═══ The input
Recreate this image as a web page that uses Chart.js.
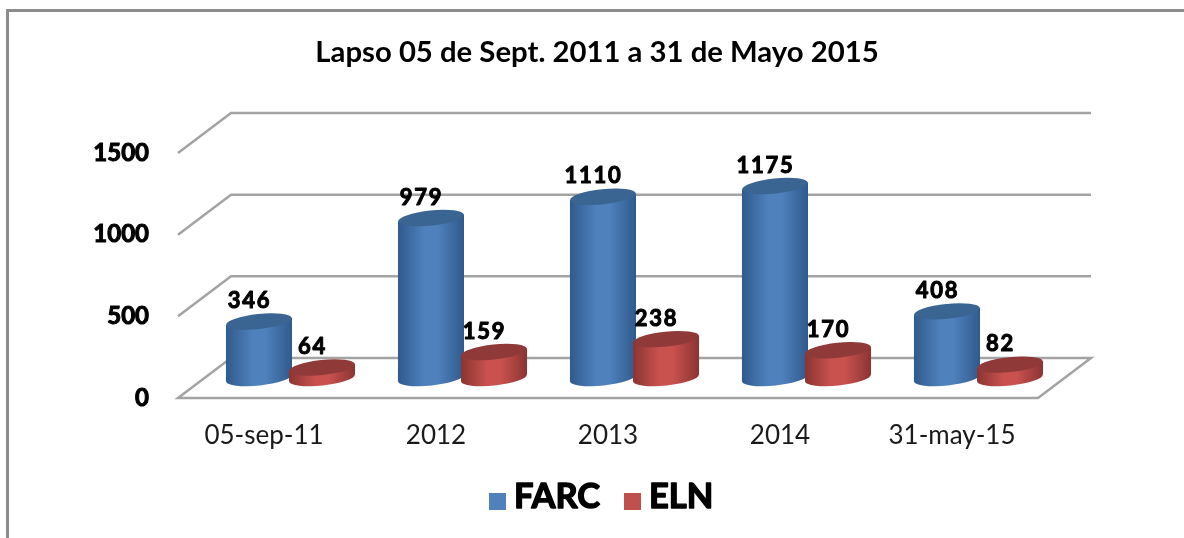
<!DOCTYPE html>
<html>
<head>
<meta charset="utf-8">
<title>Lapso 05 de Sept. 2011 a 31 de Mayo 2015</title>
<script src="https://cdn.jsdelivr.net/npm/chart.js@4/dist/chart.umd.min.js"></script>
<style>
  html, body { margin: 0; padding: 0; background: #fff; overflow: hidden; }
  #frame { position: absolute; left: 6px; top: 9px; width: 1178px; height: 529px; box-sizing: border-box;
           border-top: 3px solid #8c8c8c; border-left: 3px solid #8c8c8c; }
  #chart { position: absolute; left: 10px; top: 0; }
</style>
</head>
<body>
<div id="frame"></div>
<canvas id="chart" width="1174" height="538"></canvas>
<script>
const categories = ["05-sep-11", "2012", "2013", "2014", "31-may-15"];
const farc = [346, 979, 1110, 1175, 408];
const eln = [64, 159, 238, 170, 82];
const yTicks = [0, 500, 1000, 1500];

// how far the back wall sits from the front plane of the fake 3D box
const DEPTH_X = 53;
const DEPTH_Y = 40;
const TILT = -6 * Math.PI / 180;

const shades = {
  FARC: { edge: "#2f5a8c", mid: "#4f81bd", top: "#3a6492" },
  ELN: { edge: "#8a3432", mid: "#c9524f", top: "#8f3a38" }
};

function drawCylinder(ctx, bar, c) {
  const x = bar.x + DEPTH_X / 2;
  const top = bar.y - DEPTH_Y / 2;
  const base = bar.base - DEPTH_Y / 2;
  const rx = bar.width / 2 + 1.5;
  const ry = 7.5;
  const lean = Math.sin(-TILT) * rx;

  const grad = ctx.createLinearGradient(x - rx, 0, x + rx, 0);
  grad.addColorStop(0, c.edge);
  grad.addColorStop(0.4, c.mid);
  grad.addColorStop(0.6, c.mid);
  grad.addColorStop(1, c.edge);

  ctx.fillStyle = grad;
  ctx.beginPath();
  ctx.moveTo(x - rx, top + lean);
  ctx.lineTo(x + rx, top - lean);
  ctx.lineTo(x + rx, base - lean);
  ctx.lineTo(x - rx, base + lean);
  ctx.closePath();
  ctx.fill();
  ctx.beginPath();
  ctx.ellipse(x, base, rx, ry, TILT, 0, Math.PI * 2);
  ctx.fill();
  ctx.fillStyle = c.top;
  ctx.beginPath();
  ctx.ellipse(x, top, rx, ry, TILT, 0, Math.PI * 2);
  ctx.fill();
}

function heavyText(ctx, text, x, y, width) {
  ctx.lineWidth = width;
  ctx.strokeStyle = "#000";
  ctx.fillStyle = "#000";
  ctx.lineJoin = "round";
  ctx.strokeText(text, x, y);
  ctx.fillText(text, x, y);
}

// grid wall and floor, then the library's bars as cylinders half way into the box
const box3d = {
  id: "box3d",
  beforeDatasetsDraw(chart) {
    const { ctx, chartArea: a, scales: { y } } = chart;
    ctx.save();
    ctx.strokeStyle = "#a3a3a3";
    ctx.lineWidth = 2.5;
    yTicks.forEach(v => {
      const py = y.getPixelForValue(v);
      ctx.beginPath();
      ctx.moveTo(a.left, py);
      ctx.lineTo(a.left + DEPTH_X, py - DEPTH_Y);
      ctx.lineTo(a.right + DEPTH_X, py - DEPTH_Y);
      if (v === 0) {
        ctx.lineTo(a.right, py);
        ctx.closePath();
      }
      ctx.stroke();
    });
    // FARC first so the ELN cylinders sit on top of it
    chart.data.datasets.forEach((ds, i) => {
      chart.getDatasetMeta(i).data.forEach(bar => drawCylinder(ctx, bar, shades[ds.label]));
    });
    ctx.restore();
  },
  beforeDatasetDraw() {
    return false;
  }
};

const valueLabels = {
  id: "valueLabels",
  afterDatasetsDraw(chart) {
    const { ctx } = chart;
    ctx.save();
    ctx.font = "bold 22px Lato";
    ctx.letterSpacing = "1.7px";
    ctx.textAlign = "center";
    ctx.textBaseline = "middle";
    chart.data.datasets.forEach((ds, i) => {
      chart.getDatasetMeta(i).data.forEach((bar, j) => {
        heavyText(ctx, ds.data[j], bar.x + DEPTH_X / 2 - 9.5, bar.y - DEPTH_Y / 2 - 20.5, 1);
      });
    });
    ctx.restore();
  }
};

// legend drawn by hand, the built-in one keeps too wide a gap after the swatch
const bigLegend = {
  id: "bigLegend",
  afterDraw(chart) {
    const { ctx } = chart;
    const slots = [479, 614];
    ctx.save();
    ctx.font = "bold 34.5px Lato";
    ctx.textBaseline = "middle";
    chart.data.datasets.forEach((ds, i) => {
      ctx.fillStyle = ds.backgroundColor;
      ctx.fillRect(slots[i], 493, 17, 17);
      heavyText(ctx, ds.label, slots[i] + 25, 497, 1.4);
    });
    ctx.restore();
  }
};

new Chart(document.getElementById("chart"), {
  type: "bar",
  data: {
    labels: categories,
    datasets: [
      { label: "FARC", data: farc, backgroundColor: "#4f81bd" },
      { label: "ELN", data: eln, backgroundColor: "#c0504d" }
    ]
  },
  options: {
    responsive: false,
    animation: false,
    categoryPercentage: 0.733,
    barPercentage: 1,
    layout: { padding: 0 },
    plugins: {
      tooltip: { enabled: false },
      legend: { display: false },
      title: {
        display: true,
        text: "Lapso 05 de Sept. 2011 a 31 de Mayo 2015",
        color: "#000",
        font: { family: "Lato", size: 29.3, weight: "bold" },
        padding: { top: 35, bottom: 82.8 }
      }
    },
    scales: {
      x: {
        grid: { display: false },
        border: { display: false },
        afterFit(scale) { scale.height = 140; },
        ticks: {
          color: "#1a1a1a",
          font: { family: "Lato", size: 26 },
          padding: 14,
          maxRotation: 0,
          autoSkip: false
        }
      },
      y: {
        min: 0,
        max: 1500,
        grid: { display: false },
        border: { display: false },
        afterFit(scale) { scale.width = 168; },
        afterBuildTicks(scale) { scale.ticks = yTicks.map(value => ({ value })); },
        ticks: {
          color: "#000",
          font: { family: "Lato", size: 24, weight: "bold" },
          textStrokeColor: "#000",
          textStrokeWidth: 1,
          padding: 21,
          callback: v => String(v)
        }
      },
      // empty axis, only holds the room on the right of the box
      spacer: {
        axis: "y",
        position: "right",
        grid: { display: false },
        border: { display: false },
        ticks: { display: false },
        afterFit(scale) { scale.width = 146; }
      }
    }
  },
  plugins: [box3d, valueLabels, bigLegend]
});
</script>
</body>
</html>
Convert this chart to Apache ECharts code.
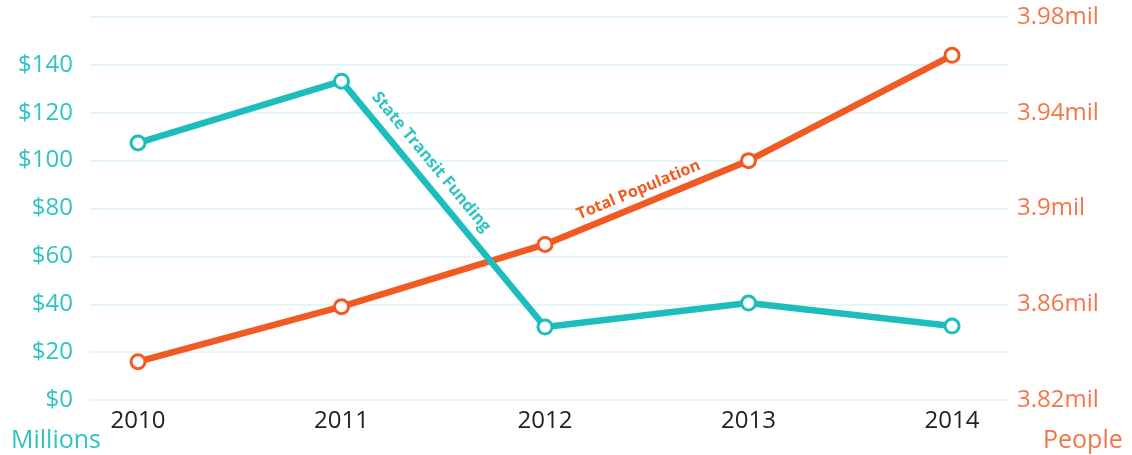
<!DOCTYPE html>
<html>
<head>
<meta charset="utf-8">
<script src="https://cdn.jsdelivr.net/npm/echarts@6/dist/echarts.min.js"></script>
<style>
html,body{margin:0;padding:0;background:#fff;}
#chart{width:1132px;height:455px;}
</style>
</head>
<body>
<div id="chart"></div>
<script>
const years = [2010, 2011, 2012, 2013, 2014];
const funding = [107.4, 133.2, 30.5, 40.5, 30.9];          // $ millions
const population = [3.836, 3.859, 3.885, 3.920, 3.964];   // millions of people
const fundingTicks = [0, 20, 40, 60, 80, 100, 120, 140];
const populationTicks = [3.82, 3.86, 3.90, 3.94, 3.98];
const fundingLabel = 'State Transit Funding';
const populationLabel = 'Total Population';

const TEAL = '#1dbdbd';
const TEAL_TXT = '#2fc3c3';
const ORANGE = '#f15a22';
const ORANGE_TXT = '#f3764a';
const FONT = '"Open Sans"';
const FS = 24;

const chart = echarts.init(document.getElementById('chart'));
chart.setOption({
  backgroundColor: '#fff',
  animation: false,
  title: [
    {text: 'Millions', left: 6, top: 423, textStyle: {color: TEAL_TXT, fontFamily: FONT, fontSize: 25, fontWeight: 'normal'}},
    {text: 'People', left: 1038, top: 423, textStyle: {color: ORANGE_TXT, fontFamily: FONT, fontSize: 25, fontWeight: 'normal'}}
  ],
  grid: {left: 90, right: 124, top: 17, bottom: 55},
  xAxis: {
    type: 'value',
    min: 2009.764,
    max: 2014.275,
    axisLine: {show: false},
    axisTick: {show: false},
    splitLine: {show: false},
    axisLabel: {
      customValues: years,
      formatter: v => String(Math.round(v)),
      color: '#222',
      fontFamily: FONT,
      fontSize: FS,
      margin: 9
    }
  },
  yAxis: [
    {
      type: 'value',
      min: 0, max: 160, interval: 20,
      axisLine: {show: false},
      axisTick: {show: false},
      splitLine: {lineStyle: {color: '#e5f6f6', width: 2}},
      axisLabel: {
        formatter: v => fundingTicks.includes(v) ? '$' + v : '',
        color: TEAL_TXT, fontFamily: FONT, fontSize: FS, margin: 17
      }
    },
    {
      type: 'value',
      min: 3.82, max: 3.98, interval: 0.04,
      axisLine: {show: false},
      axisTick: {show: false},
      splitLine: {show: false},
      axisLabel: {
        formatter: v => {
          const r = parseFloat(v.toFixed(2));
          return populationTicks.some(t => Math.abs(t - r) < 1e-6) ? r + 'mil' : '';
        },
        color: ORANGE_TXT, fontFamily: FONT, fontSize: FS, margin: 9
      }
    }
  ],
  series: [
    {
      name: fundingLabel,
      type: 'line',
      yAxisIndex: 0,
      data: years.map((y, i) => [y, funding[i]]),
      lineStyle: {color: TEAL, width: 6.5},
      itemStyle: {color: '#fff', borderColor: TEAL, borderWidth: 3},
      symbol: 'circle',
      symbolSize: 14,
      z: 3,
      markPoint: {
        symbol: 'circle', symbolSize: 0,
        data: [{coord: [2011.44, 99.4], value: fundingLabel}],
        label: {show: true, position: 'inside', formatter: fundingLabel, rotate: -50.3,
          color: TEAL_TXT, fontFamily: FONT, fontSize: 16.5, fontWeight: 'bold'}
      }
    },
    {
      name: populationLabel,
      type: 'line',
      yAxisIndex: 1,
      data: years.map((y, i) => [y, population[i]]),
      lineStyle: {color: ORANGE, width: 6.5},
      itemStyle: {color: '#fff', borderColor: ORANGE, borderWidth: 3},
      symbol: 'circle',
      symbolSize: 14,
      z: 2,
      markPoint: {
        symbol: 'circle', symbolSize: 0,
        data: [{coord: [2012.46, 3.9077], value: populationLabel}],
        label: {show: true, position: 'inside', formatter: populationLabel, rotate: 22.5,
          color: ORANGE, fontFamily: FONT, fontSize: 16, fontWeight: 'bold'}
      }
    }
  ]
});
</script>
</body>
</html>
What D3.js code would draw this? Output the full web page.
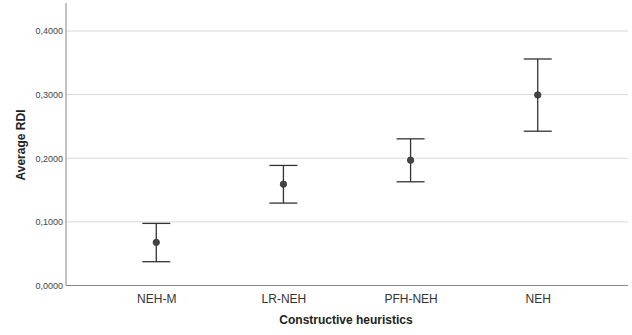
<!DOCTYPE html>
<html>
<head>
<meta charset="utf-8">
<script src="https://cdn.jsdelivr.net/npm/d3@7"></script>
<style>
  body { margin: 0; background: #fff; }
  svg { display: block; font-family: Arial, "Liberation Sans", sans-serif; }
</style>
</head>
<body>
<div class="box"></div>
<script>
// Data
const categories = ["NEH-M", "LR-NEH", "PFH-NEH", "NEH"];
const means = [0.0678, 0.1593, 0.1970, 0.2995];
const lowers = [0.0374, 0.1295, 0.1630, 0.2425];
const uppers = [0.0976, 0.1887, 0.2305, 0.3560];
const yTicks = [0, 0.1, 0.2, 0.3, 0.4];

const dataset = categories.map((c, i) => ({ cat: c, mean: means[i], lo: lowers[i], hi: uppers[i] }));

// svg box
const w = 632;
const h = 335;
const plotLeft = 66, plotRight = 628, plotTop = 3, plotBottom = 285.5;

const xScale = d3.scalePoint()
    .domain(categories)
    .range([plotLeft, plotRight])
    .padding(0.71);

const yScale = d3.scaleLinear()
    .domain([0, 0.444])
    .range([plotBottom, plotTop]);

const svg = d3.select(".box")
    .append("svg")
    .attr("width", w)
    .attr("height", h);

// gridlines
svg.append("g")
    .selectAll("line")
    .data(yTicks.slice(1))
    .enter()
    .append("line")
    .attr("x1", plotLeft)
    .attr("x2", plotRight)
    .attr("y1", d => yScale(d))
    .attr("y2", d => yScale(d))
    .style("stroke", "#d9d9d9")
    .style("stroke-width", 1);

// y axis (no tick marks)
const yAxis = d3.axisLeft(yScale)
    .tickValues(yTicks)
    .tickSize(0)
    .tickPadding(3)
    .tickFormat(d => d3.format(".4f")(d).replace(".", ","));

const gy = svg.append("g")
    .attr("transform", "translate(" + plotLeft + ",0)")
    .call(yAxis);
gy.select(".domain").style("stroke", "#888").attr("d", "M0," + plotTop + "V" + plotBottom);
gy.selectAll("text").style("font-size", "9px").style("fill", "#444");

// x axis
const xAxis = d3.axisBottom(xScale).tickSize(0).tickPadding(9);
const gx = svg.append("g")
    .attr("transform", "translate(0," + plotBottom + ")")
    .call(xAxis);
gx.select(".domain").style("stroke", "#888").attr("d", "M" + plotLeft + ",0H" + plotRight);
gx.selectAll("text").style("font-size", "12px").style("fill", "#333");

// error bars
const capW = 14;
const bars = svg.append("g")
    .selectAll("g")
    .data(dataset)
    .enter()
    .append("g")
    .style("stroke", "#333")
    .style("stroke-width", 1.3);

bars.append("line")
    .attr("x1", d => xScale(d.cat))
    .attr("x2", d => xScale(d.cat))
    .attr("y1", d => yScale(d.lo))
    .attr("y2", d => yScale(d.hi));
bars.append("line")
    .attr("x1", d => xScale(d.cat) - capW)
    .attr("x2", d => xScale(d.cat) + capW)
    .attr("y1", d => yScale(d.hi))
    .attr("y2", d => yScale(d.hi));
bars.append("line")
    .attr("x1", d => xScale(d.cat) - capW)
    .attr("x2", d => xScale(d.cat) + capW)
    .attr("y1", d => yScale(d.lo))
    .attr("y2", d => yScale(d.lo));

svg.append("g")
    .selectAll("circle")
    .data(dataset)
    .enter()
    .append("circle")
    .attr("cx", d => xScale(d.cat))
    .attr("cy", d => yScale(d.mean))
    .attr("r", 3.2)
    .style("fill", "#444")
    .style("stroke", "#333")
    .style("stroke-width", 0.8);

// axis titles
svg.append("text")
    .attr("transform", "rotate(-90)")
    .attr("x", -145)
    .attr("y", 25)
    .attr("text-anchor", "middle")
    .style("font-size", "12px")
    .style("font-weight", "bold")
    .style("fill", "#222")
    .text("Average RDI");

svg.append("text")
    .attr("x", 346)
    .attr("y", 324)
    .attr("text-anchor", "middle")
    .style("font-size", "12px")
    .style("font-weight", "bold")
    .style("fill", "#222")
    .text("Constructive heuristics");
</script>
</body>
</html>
══════
| Exercise goal |
Return exactly what appears from the opening line of the material through the line with "grad.addColorStop(1, c.edge);", apart from the pictures.

| Finished task |
Recreate this image as a web page that uses Chart.js.
<!DOCTYPE html>
<html>
<head>
<meta charset="utf-8">
<title>Lapso 05 de Sept. 2011 a 31 de Mayo 2015</title>
<script src="https://cdn.jsdelivr.net/npm/chart.js@4/dist/chart.umd.min.js"></script>
<style>
  html, body { margin: 0; padding: 0; background: #fff; overflow: hidden; }
  #frame { position: absolute; left: 6px; top: 9px; width: 1178px; height: 529px; box-sizing: border-box;
           border-top: 3px solid #8c8c8c; border-left: 3px solid #8c8c8c; }
  #chart { position: absolute; left: 10px; top: 0; }
</style>
</head>
<body>
<div id="frame"></div>
<canvas id="chart" width="1174" height="538"></canvas>
<script>
const categories = ["05-sep-11", "2012", "2013", "2014", "31-may-15"];
const farc = [346, 979, 1110, 1175, 408];
const eln = [64, 159, 238, 170, 82];
const yTicks = [0, 500, 1000, 1500];

// how far the back wall sits from the front plane of the fake 3D box
const DEPTH_X = 53;
const DEPTH_Y = 40;
const TILT = -6 * Math.PI / 180;

const shades = {
  FARC: { edge: "#2f5a8c", mid: "#4f81bd", top: "#3a6492" },
  ELN: { edge: "#8a3432", mid: "#c9524f", top: "#8f3a38" }
};

function drawCylinder(ctx, bar, c) {
  const x = bar.x + DEPTH_X / 2;
  const top = bar.y - DEPTH_Y / 2;
  const base = bar.base - DEPTH_Y / 2;
  const rx = bar.width / 2 + 1.5;
  const ry = 7.5;
  const lean = Math.sin(-TILT) * rx;

  const grad = ctx.createLinearGradient(x - rx, 0, x + rx, 0);
  grad.addColorStop(0, c.edge);
  grad.addColorStop(0.4, c.mid);
  grad.addColorStop(0.6, c.mid);
  grad.addColorStop(1, c.edge);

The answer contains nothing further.